Haraway benutzt oft die Formel, dass es wichtig sei, mit welchen Ideen man Ideen denke. Das stimmt. Aber es ist auch wichtig, welche Lebewesen man das Leben lehren lässt. Meine Schwester Sophie (Landwirtin und Theoretikerin) verdeutlicht eine solche Haltung in Analogie zu Gayatri Spivak oft mit der Frage »Can Nature Speak?«. Die Antwort ist: Nein. Aber du kannst lernen, ihr zuzuhören.

Ein Vorrat an Solidarität

Für diese Kunst gibt es in indigenen Überlieferungen einen besonders reichen Schatz an Anleitungen. Das liegt nicht darin, dass first nations irgendwie ursprünglicher wären, sondern dass sie bereits 400 Jahre darin geübt sind, ein Verständnis von Natur als Nicht-Eigentum gegen koloniale Besiedlung und kapitalistische Ausbeutung zu verteidigen. Robin Wall Kimmerer, eine US-amerikanische Biologie-Professorin aus der Citizen Potawatomi Nation, beschreibt, dass von der Natur immer schon eine Gabenökonomie ausging. Wir erhalten ständig Geschenke. Die kapitalistische Ökonomie, die darauf mit Plünderung reagiert, verkennt, dass die Essenz des Geschenks eine ganze Reihe von Beziehungen und Reziprozitätsangeboten sind. Wer letztere eingeht, sorgt dafür, dass die Fülle anhält.

Wir müssen keine Fäden spinnen. Sie sind schon da. In jedem Stück Natur überkreuzen sich planetare Zusammenhänge. Wir müssen keine Verwandten werden. Wir können selbst als anonyme Genoss*innen kooperieren und in unserem Tun die Regenerationszyklen füttern, die sich uns anvertraut haben.

Das ist mein Ding mit den Eicheln. Sie erlauben mir, jetzt schon ein bisschen vom Kommunismus zu kosten, und das beglückt mich mit einer Intensität, der selbst die Tatsache, dass Eichelkaffee vermutlich komisch schmeckt, keinen Abbruch tut. Aber wen das schreckt, oder wer annimmt, dass wir uns selbst in Reproduktionszyklen außerhalb der Lohnarbeit weiter nach Koffeinzufuhr sehnen: keine Angst! Menschentiere können mit der Solidarität weitermachen und sie nicht nur unterm Nachbarbaum finden. Wir können Verbindungen stiften mit Genoss*innen in allen Klimazonen und Anbaugebieten und mit denen, die dazwischen Transportwege organisieren.

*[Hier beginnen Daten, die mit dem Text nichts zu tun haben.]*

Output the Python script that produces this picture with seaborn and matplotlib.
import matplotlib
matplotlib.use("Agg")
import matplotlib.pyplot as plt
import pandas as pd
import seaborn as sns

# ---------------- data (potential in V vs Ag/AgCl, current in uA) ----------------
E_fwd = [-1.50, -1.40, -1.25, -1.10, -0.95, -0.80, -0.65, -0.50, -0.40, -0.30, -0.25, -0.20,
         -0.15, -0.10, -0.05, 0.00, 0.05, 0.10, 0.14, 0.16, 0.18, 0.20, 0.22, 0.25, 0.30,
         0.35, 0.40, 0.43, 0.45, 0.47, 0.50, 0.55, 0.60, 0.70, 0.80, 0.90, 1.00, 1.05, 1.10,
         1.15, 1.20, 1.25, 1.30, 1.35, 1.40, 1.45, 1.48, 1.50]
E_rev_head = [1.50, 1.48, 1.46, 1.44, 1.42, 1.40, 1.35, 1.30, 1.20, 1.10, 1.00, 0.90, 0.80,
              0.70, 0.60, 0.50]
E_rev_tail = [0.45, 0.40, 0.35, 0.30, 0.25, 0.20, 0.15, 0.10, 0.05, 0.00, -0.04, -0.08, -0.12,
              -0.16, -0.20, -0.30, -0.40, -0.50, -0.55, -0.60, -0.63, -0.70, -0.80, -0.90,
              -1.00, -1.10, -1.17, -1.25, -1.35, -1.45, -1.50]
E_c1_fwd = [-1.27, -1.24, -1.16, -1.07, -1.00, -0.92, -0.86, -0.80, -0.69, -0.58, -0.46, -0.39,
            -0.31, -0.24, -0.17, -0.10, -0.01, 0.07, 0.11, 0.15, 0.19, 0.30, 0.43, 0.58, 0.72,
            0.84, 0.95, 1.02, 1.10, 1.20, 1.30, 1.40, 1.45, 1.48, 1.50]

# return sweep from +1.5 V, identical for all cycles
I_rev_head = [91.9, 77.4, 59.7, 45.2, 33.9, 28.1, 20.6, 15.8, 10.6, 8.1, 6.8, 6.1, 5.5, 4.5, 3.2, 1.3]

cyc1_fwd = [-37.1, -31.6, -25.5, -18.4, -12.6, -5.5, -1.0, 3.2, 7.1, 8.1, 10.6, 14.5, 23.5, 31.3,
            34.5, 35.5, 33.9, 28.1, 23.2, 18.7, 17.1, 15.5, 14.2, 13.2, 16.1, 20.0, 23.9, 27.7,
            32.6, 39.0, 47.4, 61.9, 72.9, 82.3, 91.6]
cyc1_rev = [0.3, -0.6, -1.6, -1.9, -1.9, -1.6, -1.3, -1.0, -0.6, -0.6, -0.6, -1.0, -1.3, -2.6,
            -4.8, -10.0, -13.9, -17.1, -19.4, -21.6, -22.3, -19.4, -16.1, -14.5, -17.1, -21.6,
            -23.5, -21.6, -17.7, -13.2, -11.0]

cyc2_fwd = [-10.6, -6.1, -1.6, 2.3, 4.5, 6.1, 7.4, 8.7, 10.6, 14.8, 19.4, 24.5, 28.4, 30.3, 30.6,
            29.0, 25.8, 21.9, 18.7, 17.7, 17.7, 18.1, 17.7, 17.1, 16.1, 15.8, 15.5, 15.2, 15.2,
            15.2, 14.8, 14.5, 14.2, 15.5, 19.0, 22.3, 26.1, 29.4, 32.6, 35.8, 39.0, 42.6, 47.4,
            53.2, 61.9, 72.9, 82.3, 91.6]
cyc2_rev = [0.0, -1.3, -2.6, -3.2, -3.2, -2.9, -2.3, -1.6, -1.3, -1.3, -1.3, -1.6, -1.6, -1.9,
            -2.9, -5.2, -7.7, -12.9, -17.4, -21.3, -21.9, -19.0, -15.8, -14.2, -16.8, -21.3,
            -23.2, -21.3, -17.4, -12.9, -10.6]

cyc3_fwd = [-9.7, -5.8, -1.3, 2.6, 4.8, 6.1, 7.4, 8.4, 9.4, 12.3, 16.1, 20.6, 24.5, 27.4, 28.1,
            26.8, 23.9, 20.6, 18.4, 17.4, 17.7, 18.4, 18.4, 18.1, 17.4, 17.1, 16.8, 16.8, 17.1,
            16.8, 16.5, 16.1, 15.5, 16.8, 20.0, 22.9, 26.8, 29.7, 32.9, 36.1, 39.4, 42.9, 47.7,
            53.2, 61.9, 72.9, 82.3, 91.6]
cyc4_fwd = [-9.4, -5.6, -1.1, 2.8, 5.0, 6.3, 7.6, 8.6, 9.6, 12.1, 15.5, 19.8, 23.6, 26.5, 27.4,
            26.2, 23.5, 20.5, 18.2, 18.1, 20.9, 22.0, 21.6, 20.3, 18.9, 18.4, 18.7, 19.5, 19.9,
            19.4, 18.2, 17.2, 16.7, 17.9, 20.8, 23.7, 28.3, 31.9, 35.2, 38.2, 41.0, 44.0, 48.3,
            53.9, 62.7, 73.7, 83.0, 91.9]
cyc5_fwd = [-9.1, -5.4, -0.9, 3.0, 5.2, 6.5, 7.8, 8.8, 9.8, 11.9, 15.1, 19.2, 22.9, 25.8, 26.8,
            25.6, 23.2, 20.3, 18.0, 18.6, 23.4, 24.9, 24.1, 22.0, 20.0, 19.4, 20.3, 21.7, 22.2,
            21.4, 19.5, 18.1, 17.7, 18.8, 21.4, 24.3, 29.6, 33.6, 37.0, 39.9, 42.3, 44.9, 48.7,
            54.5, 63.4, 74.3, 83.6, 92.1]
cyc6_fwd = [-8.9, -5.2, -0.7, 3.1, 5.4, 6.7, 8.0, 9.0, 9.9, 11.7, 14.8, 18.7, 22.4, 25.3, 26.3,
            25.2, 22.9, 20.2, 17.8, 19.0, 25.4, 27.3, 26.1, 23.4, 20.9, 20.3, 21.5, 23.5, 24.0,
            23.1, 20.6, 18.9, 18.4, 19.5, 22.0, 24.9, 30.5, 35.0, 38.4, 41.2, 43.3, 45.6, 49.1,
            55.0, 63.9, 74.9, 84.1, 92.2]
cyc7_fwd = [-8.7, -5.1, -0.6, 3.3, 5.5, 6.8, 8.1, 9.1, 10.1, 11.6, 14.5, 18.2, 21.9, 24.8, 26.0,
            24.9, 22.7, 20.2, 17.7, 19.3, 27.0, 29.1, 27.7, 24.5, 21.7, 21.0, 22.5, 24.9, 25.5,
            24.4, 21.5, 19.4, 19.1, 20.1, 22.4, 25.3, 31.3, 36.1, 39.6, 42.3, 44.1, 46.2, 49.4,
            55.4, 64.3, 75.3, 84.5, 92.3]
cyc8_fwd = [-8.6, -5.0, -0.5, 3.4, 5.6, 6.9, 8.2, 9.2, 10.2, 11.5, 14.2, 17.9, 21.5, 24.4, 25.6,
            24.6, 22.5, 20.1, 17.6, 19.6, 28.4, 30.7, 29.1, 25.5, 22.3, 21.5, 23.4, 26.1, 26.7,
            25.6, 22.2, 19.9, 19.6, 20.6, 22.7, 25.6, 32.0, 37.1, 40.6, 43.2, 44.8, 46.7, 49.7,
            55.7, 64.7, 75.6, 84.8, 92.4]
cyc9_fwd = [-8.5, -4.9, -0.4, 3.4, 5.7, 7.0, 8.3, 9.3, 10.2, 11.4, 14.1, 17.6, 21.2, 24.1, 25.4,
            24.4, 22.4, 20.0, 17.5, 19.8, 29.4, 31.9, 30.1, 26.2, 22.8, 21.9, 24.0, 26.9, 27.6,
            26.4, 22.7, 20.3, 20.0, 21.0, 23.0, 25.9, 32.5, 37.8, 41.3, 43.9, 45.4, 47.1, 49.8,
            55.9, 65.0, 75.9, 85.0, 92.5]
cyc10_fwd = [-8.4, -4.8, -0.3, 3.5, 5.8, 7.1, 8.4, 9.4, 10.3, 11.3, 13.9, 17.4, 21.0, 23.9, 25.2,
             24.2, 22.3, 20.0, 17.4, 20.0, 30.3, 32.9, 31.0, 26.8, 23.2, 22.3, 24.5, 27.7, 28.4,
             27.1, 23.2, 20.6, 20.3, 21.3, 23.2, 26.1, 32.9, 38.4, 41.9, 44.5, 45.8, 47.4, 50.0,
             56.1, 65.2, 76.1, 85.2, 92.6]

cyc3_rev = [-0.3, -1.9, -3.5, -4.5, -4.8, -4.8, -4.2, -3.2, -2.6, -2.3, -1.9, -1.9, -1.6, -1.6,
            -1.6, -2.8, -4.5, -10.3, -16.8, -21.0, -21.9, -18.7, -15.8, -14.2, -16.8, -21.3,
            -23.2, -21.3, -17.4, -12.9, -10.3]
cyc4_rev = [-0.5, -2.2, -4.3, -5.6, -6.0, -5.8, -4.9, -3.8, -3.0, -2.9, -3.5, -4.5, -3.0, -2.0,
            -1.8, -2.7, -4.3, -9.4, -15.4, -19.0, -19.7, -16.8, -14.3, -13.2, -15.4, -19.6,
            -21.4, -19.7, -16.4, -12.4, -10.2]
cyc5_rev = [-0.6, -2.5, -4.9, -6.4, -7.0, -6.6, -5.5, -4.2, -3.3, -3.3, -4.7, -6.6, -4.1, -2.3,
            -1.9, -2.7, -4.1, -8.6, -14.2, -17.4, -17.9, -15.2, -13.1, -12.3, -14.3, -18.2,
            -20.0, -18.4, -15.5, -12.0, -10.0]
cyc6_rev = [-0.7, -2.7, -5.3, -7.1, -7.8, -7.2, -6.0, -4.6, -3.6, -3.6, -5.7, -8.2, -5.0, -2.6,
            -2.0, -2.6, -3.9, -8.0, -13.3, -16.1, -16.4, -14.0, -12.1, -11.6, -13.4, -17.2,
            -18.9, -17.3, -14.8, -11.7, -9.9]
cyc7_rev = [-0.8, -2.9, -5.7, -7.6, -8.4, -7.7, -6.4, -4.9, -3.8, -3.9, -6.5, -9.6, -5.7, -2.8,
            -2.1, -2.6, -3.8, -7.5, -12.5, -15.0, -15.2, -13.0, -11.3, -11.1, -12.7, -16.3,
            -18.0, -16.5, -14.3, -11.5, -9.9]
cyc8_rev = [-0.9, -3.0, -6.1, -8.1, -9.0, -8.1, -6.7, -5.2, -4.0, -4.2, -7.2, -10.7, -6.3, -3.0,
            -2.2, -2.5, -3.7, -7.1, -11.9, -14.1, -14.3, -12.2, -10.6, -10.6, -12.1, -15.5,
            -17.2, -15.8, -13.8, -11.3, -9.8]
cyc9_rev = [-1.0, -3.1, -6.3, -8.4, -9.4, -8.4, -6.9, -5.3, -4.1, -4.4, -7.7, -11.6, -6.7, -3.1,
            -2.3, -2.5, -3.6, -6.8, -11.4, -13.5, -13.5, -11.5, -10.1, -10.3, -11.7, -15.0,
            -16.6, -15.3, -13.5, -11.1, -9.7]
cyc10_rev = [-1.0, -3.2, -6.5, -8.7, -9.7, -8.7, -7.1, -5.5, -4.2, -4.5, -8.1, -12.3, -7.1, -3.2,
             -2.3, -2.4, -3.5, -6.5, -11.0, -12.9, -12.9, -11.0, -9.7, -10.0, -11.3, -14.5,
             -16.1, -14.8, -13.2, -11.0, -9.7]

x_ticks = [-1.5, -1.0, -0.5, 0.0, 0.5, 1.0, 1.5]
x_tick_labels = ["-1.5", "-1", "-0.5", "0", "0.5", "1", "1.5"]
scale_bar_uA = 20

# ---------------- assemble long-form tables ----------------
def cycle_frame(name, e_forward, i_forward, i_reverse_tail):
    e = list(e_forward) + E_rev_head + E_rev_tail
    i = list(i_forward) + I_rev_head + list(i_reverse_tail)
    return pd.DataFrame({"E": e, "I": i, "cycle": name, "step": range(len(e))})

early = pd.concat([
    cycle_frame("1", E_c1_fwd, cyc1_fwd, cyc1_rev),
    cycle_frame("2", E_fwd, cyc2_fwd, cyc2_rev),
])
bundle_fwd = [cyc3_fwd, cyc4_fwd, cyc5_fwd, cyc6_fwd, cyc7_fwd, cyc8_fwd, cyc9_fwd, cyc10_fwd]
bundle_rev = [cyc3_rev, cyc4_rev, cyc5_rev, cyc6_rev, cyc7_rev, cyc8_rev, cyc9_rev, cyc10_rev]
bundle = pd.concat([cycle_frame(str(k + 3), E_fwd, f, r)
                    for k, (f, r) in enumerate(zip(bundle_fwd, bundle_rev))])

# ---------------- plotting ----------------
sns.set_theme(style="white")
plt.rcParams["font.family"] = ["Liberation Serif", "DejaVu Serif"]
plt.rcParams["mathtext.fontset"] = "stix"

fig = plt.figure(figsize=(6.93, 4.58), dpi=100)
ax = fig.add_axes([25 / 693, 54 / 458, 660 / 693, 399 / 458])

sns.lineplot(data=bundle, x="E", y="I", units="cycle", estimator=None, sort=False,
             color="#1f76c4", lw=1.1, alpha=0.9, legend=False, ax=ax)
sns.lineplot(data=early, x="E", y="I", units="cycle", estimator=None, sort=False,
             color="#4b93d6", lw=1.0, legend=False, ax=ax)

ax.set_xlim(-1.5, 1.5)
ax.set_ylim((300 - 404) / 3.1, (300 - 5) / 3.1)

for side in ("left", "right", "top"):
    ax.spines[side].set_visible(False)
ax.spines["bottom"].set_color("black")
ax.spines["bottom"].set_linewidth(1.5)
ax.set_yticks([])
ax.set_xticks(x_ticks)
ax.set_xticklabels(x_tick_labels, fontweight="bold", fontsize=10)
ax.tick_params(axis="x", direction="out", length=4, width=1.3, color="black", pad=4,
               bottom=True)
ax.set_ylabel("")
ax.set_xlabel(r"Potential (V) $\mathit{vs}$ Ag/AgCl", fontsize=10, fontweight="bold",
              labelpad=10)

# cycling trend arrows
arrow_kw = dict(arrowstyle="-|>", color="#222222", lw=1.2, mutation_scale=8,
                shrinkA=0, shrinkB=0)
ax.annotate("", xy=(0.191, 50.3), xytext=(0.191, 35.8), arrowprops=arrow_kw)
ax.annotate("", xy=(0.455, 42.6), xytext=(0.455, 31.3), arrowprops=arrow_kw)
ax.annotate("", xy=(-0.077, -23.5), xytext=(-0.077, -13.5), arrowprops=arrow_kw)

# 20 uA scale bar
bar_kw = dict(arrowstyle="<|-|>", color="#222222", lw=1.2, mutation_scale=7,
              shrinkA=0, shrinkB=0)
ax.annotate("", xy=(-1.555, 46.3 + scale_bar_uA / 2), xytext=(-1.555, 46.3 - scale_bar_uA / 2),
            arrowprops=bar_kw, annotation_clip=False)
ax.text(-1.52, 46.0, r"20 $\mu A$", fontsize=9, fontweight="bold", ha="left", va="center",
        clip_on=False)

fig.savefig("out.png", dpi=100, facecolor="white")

Denn das ist linkes Preppen: einen Vorrat an Solidarität anzulegen.

Eva von Redecker

ist Philosophin – zurzeit mit einem Forschungsprojekt zu Autoritarismus an der Uni Verona. Ihr Buch »Revolution für das Leben« (S. Fischer 2020) handelt von kapitalistischer Zerstörung und vom Protest dagegen.